In an interview with The Globe and Mail yesterday, Nunavut Premier Eva Aariak said programs exist to help at-risk youth and heal dysfunctional families – the problem is a lack of capacity. There aren’t enough people, and not nearly enough people trained locally, to deal effectively with the large proportion of the population in need of assistance.

“Of course, we have some capacity issues. We have high turnover rate issues, as well. That’s why we are trying to promote training and education in the line of social services in the North,” she said. “We need to utilize more of our local people to help raise the level of self-reliance in our own communities.”

In response to this, she said, the Nunavut government is promoting training programs in colleges around the territory in an effort to boost its local brain trust and ease pressure on strained social services.

Ms. Aariak said the photo was shocking because it was such an isolated case. But she said it also draws attention to areas the government should improve upon.

“We need to very much look at how to continue the good work that has been provided in a way that is creative and innovative. … We know what the needs are, but we have to actually improve and ensure that the kinds of needs are met as much as possible.”

Ms. Aglukkaq, now MP for Nunavut and the federal Health Minister, was not available for comment. However, her spokeswoman, Josée Bellemare, sent the following e-mail on Ms. Aglukkaq’s behalf: “As the Regional Minister for the North, I have a strong understanding of the issues and challenges we currently face. The story [about the boys’ photo] which you’re referring to is concerning, and I will raise this issue with both my territorial counterpart, as well as the Premier. Our Government has a strong record in the North – a record I intend to build upon even further.”

Natan Obed, Nunavut Tunngavik’s director of social and cultural development, said it’s true the capacity of existing services to deliver is a major stumbling block.

But he said the problems are more complex than that, and require better culturally specific programs for a population dealing with historical trauma.

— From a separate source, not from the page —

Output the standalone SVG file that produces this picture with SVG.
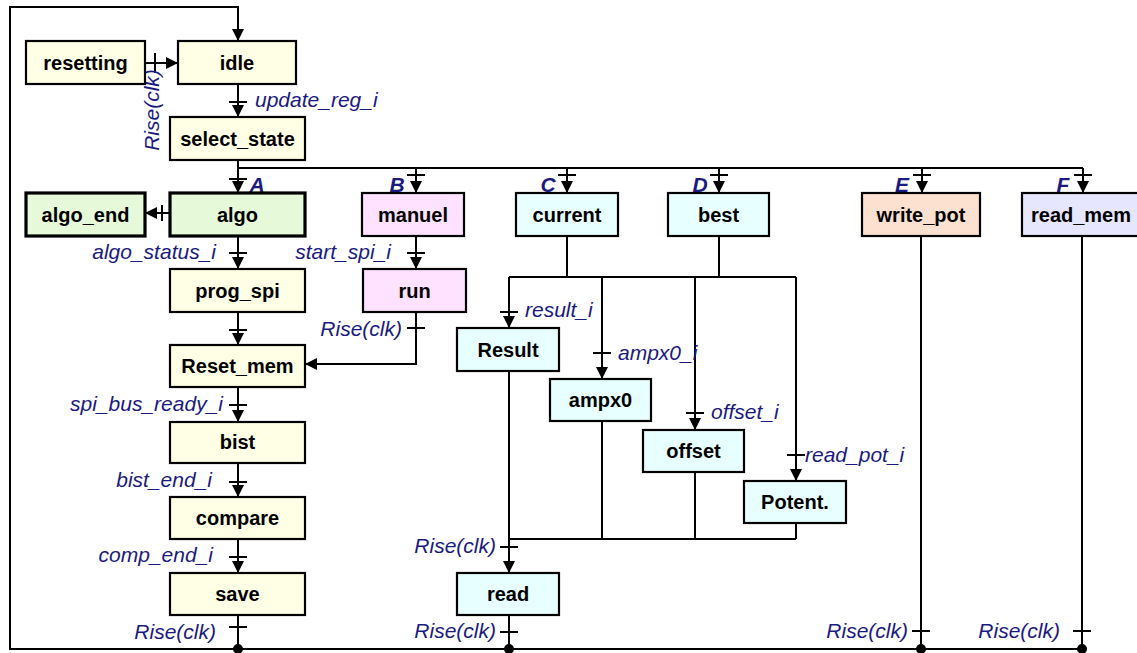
<svg xmlns="http://www.w3.org/2000/svg" width="1137" height="653" viewBox="0 0 1137 653">
<style>
.box{stroke:#000;stroke-width:2.2}
.thick{stroke-width:3.2}
.y{fill:#FFFFE6}.g{fill:#E6FADA}.p{fill:#FFE2FF}.c{fill:#E8FFFF}.o{fill:#FDE1D0}.l{fill:#E6E6FF}
.t{font-family:"Liberation Sans",Arial,sans-serif;font-weight:bold;font-size:20px;fill:#000;text-anchor:middle}
.lb{font-family:"Liberation Sans",Arial,sans-serif;font-style:italic;font-size:21px;fill:#1a1a80}
.r{text-anchor:end}
.let{font-family:"Liberation Sans",Arial,sans-serif;font-style:italic;font-weight:bold;font-size:21px;fill:#1a1a80;text-anchor:middle}
.w{fill:none;stroke:#000;stroke-width:2}
.a{fill:none;stroke:#000;stroke-width:2;marker-end:url(#ah)}
.k{fill:none;stroke:#000;stroke-width:2}
</style>
<defs>
<marker id="ah" viewBox="0 0 10 10" refX="10" refY="5" markerWidth="12" markerHeight="12" markerUnits="userSpaceOnUse" orient="auto">
<path d="M0,0 L10,5 L0,10 z" fill="#000"/>
</marker>
</defs>
<g id="connectors">
<path class="a" d="M1082,649 L10,649 L10,7 L238,7 L238,41"/>
<path class="a" d="M145,63 L178,63"/><path class="k" d="M155,53 L155,73"/>
<path class="a" d="M238,84 L238,117"/><path class="k" d="M229,102 L247,102"/>
<path class="w" d="M238,168 L1083,168"/>
<path class="a" d="M238,160 L238,193"/><path class="k" d="M229,179 L247,179"/>
<path class="a" d="M416,168 L416,193"/><path class="k" d="M407,175 L425,175"/>
<path class="a" d="M567,168 L567,193"/><path class="k" d="M558,175 L576,175"/>
<path class="a" d="M719,168 L719,193"/><path class="k" d="M710,175 L728,175"/>
<path class="a" d="M922,168 L922,193"/><path class="k" d="M913,175 L931,175"/>
<path class="a" d="M1083,168 L1083,193"/><path class="k" d="M1074,175 L1092,175"/>
<path class="a" d="M170,213 L145,213"/><path class="k" d="M162,205 L162,221"/>
<path class="a" d="M238,236 L238,269"/><path class="k" d="M229,253 L247,253"/>
<path class="a" d="M238,312 L238,345"/><path class="k" d="M229,330 L247,330"/>
<path class="a" d="M238,387 L238,422"/><path class="k" d="M229,405 L247,405"/>
<path class="a" d="M238,463 L238,497"/><path class="k" d="M229,482 L247,482"/>
<path class="a" d="M238,539 L238,573"/><path class="k" d="M229,557 L247,557"/>
<path class="w" d="M238,615 L238,649"/><path class="k" d="M229,627 L247,627"/>
<path class="a" d="M416,236 L416,269"/><path class="k" d="M407,253 L425,253"/>
<path class="a" d="M416,312 L416,364 L305,364"/><path class="k" d="M407,328 L425,328"/>
<path class="w" d="M567,236 L567,277"/><path class="w" d="M719,236 L719,277"/>
<path class="w" d="M509,277 L796,277"/>
<path class="a" d="M509,277 L509,328"/><path class="k" d="M500,312 L518,312"/>
<path class="a" d="M602,277 L602,379"/><path class="k" d="M593,353 L611,353"/>
<path class="a" d="M695,277 L695,430"/><path class="k" d="M686,413 L704,413"/>
<path class="a" d="M796,277 L796,481"/><path class="k" d="M787,455 L805,455"/>
<path class="a" d="M509,371 L509,573"/><path class="k" d="M500,547 L518,547"/>
<path class="w" d="M602,421 L602,539"/><path class="w" d="M695,472 L695,539"/><path class="w" d="M796,523 L796,539"/>
<path class="w" d="M509,539 L796,539"/>
<path class="w" d="M509,615 L509,649"/><path class="k" d="M500,632 L518,632"/>
<path class="w" d="M921,236 L921,649"/><path class="k" d="M912,631 L930,631"/>
<path class="w" d="M1082,236 L1082,649"/><path class="k" d="M1073,631 L1091,631"/>
<circle cx="238" cy="649" r="5"/><circle cx="509" cy="649" r="5"/><circle cx="921" cy="649" r="5"/><circle cx="1082" cy="649" r="5"/>
</g>
<g id="labels">
<text class="lb" transform="translate(159,110) rotate(-90)" text-anchor="middle">Rise(clk)</text>
<text class="lb" x="255" y="107">update_reg_i</text>
<text class="let" x="257" y="192">A</text>
<text class="let" x="397" y="192">B</text>
<text class="let" x="548" y="192">C</text>
<text class="let" x="700" y="192">D</text>
<text class="let" x="902" y="192">E</text>
<text class="let" x="1063" y="192">F</text>
<text class="lb r" x="216" y="259">algo_status_i</text>
<text class="lb r" x="391" y="259">start_spi_i</text>
<text class="lb r" x="402" y="336">Rise(clk)</text>
<text class="lb r" x="223" y="411">spi_bus_ready_i</text>
<text class="lb r" x="212" y="487">bist_end_i</text>
<text class="lb r" x="213" y="562">comp_end_i</text>
<text class="lb r" x="216" y="639">Rise(clk)</text>
<text class="lb" x="525" y="317">result_i</text>
<text class="lb" x="618" y="360">ampx0_i</text>
<text class="lb" x="711" y="419">offset_i</text>
<text class="lb" x="805" y="462">read_pot_i</text>
<text class="lb r" x="496" y="553">Rise(clk)</text>
<text class="lb r" x="496" y="638">Rise(clk)</text>
<text class="lb r" x="908" y="638">Rise(clk)</text>
<text class="lb r" x="1060" y="638">Rise(clk)</text>
</g>
<g id="resetting"><rect class="box y" x="26" y="41" width="119" height="43"/><text class="t" x="85.5" y="70">resetting</text></g>
<g id="idle"><rect class="box y" x="178" y="41" width="118" height="43"/><text class="t" x="237" y="70">idle</text></g>
<g id="select_state"><rect class="box y" x="170" y="117" width="135" height="43"/><text class="t" x="237.5" y="146">select_state</text></g>
<g id="algo_end"><rect class="box thick g" x="26" y="193" width="119" height="43"/><text class="t" x="85.5" y="222">algo_end</text></g>
<g id="algo"><rect class="box thick g" x="170" y="193" width="135" height="43"/><text class="t" x="237.5" y="222">algo</text></g>
<g id="prog_spi"><rect class="box y" x="170" y="269" width="135" height="43"/><text class="t" x="237.5" y="298">prog_spi</text></g>
<g id="Reset_mem"><rect class="box y" x="170" y="345" width="135" height="42"/><text class="t" x="237.5" y="373">Reset_mem</text></g>
<g id="bist"><rect class="box y" x="170" y="422" width="135" height="41"/><text class="t" x="237.5" y="449">bist</text></g>
<g id="compare"><rect class="box y" x="170" y="497" width="135" height="42"/><text class="t" x="237.5" y="525">compare</text></g>
<g id="save"><rect class="box y" x="170" y="573" width="135" height="42"/><text class="t" x="237.5" y="601">save</text></g>
<g id="manuel"><rect class="box p" x="362" y="193" width="102" height="43"/><text class="t" x="413" y="222">manuel</text></g>
<g id="run"><rect class="box p" x="363" y="269" width="103" height="43"/><text class="t" x="414.5" y="298">run</text></g>
<g id="current"><rect class="box c" x="516" y="193" width="102" height="43"/><text class="t" x="567" y="222">current</text></g>
<g id="best"><rect class="box c" x="668" y="193" width="101" height="43"/><text class="t" x="718.5" y="222">best</text></g>
<g id="write_pot"><rect class="box o" x="862" y="193" width="118" height="43"/><text class="t" x="921" y="222">write_pot</text></g>
<g id="read_mem"><rect class="box l" x="1022" y="193" width="120" height="43"/><text class="t" x="1081" y="222">read_mem</text></g>
<g id="Result"><rect class="box c" x="457" y="328" width="102" height="43"/><text class="t" x="508" y="357">Result</text></g>
<g id="ampx0"><rect class="box c" x="550" y="379" width="101" height="42"/><text class="t" x="600.5" y="407">ampx0</text></g>
<g id="offset"><rect class="box c" x="643" y="430" width="101" height="42"/><text class="t" x="693.5" y="458">offset</text></g>
<g id="Potent"><rect class="box c" x="744" y="481" width="102" height="42"/><text class="t" x="795" y="509">Potent.</text></g>
<g id="read"><rect class="box c" x="457" y="573" width="102" height="42"/><text class="t" x="508" y="601">read</text></g>
</svg>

“We live with very different social realities in this territory that are going to take a long time to change,” he said. “I know the line is, well, more money is never the answer. … But money has to be a part of the answer if you’re talking about providing services.

For Jeane Mike, the now-notorious photo of two sleeping boys evokes all-too-familiar feelings of frustration. Ms. Mike spent several years as a social worker in Pangnirtung, Nunavut, and remembers the feeling of helplessness.

Ms. Mike, who was “appalled” to see the photo of the two boys, said she worries that more than a lack of services, the photo is indicative of a fraying social fabric in a culture that would normally never permit two young children to sleep on the street.